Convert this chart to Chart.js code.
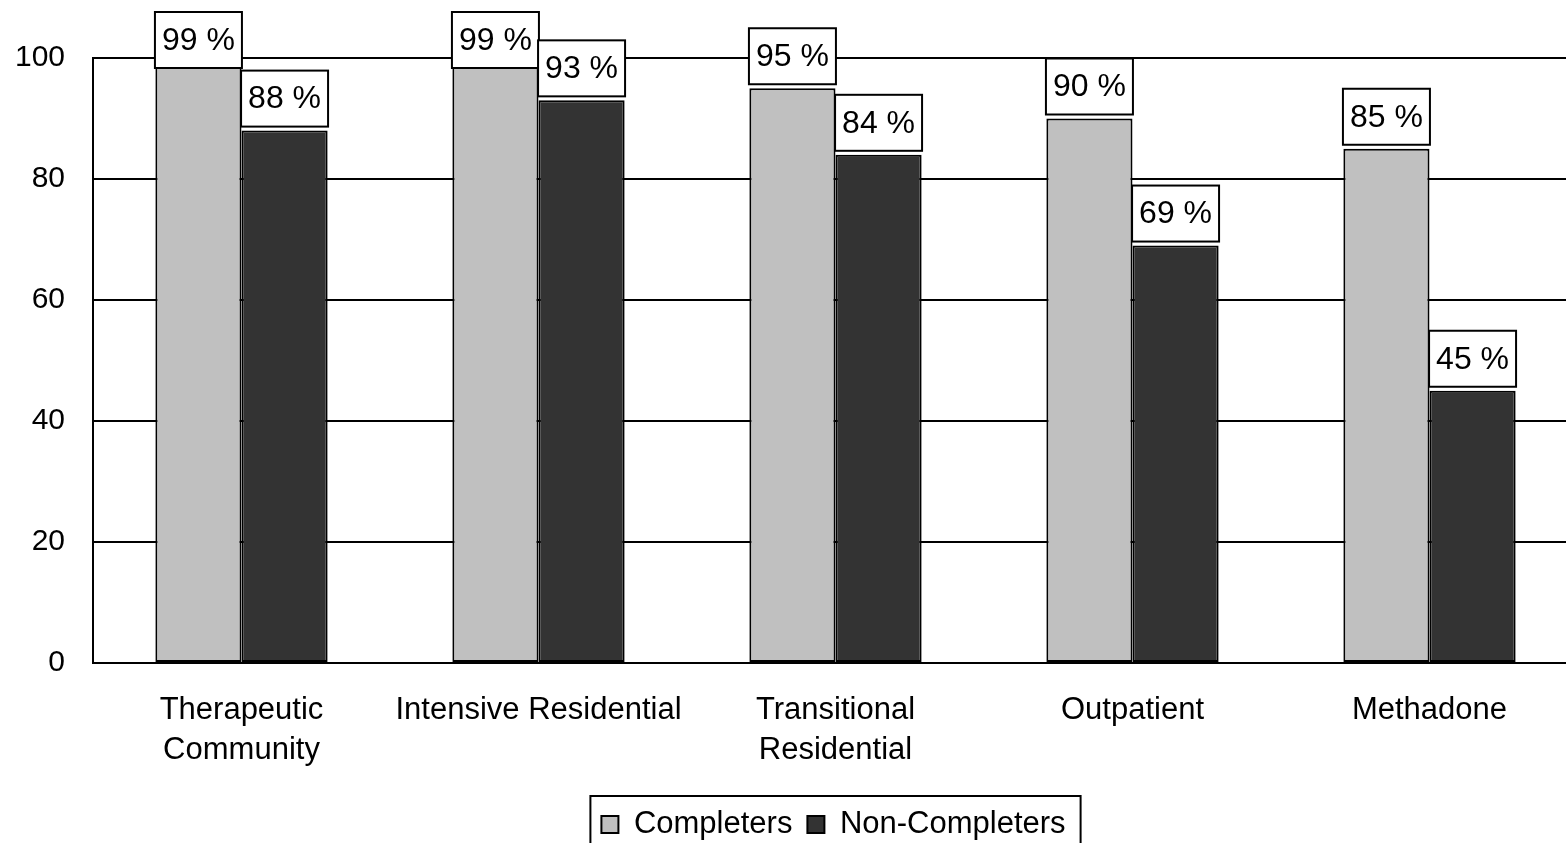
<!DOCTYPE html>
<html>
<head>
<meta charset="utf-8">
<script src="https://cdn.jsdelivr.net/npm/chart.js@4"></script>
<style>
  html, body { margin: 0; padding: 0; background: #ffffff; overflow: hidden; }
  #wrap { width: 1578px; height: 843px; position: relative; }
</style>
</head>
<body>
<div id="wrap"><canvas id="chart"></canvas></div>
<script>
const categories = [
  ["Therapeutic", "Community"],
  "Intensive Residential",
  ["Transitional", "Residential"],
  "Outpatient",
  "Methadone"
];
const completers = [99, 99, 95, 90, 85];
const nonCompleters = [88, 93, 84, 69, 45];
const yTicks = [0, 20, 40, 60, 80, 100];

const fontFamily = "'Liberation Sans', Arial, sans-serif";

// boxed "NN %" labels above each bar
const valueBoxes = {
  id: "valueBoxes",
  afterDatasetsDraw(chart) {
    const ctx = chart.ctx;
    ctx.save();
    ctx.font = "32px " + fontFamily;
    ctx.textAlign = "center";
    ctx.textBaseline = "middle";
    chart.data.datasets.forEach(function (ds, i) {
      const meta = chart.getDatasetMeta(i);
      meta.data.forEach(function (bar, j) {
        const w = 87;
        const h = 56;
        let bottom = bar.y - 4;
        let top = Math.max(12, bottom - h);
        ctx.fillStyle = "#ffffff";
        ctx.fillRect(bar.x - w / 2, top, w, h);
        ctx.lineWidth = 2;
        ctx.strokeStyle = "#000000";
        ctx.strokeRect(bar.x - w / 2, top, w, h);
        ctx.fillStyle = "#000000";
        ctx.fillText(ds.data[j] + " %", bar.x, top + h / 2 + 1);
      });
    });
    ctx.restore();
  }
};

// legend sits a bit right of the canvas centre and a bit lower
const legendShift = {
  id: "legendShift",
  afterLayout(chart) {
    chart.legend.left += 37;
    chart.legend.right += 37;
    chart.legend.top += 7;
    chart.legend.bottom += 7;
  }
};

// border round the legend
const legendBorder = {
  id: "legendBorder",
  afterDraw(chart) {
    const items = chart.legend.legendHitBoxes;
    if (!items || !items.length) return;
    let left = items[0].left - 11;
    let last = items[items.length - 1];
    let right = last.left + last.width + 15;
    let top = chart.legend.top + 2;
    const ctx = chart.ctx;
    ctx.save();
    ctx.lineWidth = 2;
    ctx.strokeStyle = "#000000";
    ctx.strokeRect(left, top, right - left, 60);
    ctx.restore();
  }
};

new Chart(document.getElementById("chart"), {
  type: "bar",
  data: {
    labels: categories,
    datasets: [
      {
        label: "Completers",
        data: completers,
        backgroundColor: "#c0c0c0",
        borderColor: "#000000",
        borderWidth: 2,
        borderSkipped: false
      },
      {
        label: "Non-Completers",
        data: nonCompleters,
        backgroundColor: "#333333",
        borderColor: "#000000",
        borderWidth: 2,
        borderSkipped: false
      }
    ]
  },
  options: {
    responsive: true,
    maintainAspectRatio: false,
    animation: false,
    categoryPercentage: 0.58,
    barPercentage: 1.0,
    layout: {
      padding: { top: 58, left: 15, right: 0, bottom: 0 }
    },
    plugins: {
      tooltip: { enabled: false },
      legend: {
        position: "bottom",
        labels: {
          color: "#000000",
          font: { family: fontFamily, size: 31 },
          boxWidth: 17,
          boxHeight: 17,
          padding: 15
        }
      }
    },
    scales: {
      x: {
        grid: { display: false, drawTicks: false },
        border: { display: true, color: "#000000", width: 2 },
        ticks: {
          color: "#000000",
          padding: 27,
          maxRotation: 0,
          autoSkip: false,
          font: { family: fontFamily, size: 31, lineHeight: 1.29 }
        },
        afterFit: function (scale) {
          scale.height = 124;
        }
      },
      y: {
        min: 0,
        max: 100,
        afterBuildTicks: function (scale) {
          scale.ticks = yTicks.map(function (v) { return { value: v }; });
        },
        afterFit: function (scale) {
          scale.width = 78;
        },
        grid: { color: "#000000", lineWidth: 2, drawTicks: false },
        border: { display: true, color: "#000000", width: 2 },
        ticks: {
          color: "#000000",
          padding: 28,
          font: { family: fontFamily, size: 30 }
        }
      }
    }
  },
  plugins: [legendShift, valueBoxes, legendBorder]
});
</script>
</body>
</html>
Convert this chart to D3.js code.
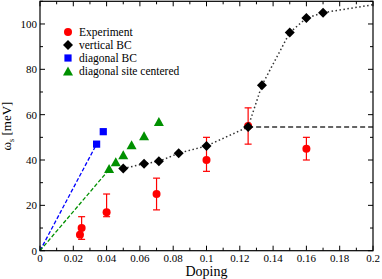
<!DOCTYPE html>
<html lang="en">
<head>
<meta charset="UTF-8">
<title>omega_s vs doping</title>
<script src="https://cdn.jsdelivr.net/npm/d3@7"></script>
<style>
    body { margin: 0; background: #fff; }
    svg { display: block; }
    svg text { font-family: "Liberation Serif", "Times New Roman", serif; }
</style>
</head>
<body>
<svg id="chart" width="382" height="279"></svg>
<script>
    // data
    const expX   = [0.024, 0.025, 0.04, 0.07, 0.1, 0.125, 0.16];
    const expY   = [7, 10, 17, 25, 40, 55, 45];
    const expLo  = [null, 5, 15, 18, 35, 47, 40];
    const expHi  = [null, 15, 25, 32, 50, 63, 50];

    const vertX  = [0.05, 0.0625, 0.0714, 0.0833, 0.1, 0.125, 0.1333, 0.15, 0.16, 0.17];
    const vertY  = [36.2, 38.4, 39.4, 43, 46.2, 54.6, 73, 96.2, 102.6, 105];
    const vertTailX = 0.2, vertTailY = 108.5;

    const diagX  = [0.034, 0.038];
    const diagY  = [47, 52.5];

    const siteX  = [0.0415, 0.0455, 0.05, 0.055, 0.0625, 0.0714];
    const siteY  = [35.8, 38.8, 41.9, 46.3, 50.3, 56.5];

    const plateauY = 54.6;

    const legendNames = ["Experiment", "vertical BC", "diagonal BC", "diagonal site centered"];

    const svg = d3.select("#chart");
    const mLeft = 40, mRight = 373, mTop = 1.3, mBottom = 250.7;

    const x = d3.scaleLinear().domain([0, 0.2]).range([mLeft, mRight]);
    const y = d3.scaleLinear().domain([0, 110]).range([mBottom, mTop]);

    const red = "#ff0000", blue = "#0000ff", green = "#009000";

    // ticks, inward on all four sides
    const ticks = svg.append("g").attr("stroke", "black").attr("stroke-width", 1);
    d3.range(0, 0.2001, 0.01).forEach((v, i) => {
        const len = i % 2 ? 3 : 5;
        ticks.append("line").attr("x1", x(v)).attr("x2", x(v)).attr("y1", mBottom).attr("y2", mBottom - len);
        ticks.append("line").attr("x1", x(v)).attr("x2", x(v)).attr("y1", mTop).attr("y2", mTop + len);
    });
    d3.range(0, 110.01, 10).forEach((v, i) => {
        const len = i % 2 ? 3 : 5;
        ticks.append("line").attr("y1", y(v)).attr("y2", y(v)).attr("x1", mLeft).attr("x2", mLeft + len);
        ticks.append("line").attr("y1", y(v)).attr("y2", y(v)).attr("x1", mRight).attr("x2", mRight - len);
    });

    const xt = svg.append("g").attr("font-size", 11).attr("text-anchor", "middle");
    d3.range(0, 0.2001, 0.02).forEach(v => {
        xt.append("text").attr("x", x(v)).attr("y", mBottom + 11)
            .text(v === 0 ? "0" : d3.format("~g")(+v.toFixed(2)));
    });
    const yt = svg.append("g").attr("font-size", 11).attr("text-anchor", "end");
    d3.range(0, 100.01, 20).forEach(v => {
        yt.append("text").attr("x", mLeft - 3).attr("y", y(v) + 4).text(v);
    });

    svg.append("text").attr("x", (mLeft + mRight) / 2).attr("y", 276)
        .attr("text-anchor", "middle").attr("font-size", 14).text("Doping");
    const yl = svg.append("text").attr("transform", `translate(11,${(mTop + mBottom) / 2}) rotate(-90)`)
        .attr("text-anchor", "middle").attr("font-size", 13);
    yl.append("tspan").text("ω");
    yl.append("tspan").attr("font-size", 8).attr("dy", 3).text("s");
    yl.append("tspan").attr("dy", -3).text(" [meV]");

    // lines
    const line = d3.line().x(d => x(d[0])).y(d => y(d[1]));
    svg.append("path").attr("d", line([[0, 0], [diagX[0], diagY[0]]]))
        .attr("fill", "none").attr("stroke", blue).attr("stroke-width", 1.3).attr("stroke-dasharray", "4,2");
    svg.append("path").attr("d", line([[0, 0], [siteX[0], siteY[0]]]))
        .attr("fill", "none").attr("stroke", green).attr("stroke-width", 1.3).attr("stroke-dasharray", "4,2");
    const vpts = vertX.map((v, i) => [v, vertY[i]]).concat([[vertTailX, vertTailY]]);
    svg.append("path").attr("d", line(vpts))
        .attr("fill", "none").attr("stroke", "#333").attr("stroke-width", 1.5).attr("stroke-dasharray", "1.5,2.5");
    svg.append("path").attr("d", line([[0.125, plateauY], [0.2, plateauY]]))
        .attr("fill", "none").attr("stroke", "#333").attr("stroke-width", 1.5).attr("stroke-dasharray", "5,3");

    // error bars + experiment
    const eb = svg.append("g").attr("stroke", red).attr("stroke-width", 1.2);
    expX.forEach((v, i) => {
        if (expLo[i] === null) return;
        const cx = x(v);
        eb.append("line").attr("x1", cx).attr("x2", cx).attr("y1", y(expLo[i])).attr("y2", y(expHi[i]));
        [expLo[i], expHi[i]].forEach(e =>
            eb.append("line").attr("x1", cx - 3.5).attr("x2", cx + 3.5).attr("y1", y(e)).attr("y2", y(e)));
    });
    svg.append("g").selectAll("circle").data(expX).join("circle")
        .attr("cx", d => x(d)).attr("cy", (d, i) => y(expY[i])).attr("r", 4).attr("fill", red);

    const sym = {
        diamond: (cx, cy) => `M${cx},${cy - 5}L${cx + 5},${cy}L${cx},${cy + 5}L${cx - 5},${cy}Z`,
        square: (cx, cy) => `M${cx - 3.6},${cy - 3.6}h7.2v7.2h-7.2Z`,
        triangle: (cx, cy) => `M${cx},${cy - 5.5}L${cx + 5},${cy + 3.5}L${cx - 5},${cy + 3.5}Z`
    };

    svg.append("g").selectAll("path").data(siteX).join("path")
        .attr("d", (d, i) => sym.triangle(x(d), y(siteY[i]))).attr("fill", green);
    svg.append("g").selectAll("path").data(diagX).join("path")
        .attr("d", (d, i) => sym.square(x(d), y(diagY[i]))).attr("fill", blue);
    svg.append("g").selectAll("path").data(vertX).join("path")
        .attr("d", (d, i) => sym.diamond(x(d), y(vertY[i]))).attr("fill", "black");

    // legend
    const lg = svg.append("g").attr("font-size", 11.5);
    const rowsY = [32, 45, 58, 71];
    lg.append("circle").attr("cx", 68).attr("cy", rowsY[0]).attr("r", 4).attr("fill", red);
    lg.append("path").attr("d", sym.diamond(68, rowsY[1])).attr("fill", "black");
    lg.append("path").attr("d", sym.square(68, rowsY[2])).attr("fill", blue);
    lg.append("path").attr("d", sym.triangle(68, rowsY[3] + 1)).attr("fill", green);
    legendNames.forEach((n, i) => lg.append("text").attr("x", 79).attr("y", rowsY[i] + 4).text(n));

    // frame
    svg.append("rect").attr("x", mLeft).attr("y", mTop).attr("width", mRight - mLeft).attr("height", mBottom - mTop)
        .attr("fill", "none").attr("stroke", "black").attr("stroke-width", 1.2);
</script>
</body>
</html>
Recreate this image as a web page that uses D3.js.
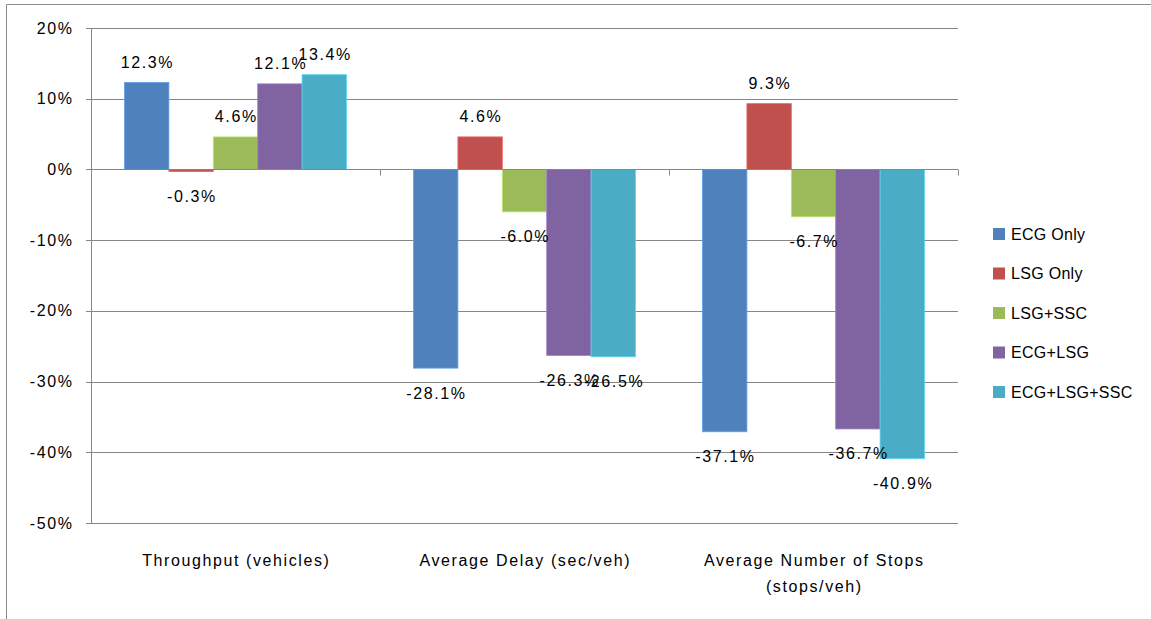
________________________
## PROBLEM DETAILS:
Count the lines in the records above that contain the word "code", and give only the number.

## SOLUTION FOR THIS EXERCISE:
2